Winning the Millennium War
This transformation is not easy and it is not cheap. We are spending billions of dollars to modernize the Fleet to catch up to and keep pace with the civilian technology sector. For affordability alone, the Navy must adopt this new way of thinking and transform our network architecture, all while maintaining the functionality of systems already employed by the Fleet.
The Cold War is over. We stood on the front lines against formidable adversaries and prevailed. But a new age of warfare is upon us. The need for rapid information exchange is fundamental to winning it. We have to adapt and improve as we continue to protect our nation.

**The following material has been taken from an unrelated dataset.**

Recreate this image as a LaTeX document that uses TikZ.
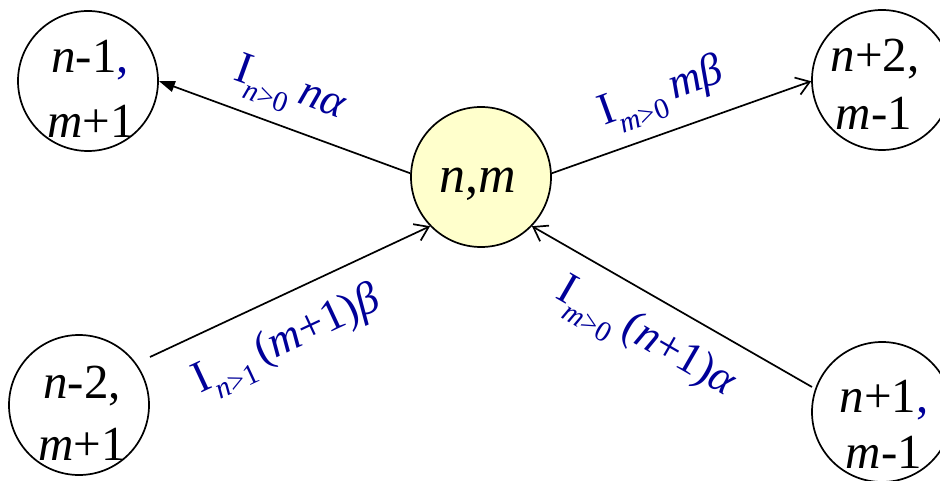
\documentclass[tikz,border=0pt]{standalone}
\usepackage{fontspec}
\setmainfont{Liberation Serif}
\usetikzlibrary{arrows.meta}
\definecolor{lblue}{RGB}{0,0,153}
\definecolor{cfill}{RGB}{255,255,204}
\newcommand\Ind[1]{I\raisebox{-0.32em}{\fontsize{29}{29}\selectfont #1}}
\begin{document}
\begin{tikzpicture}[x=1pt,y=-1pt,
  state/.style={circle, draw, line width=1.7pt, minimum size=140pt, inner sep=0pt},
  ntext/.style={anchor=base, inner sep=0pt, font=\fontsize{49}{49}\selectfont},
  ctext/.style={anchor=base, inner sep=0pt, font=\fontsize{52}{52}\selectfont},
  rate/.style={text=lblue, inner sep=0pt, font=\fontsize{45}{45}\selectfont},
  conn/.style={line width=1.7pt},
  opentip/.style={conn, -{Straight Barb[length=13pt,width=18pt]}},
  filltip/.style={conn, -{Triangle[length=16pt,width=11pt]}}]
\fill[white] (0,0) rectangle (940,481);
\useasboundingbox (0,0) rectangle (940,481);

% states
\node[state, fill=cfill] (C) at (481,177) {};
\node[state] (TL) at (88,81) {};
\node[state] (TR) at (882,80) {};
\node[state] (BL) at (79,405) {};
\node[state] (BR) at (882,412) {};

% state texts
\node[ctext] (Ct) at (478,193) {\textit{n},\textit{m}};
\node[ntext] (TLa) at (90,73) {\textit{n}-1{\color{lblue},}};
\node[ntext] (TLb) at (91,138) {\textit{m}+1};
\node[ntext] (TRa) at (875,72) {\textit{n}+2,};
\node[ntext] (TRb) at (874,130) {\textit{m}-1};
\node[ntext] (BLa) at (82,398) {\textit{n}-2,};
\node[ntext] (BLb) at (82,460) {\textit{m}+1};
\node[ntext] (BRa) at (884,412) {\textit{n}+1{\color{lblue},}};
\node[ntext] (BRb) at (884,468) {\textit{m}-1};

% free ends
\coordinate (blS) at (150,357);
\coordinate (brS) at (812,387);

% connectors
\draw[filltip] (C.177) -- (TL.0);
\draw[opentip] (C.3) -- (TR.181);
\draw[opentip] (blS) -- (C.224);
\draw[opentip] (brS) -- (C.-44);

% rates
\node[rate, rotate=-20] (r1) at (289,92) {\Ind{\textit{n}>0}\,\textit{nα}};
\node[rate, rotate=20] (r2) at (662,95) {\Ind{\textit{m}>0}\,\textit{mβ}};
\node[rate, rotate=25] (r3) at (288,343) {\Ind{\textit{n}>1}\,(\textit{m}+1)\textit{β}};
\node[rate, rotate=-30] (r4) at (645,340) {\Ind{\textit{m}>0}\,(\textit{n}+1)\textit{α}};
\end{tikzpicture}
\end{document}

Our Millennium Sailors need an open architecture to connect to the world and with each other. As the Millenniums rise through the ranks, an infrastructure must be in place that is synchronized with their thought processes. Data must be readily available. Communications cannot be delayed, and the system must always be secure. The future of our nation's security depends on this. When our Millennium Sailor becomes the Millennium admiral, she or he must be capable of winning the Millennium war.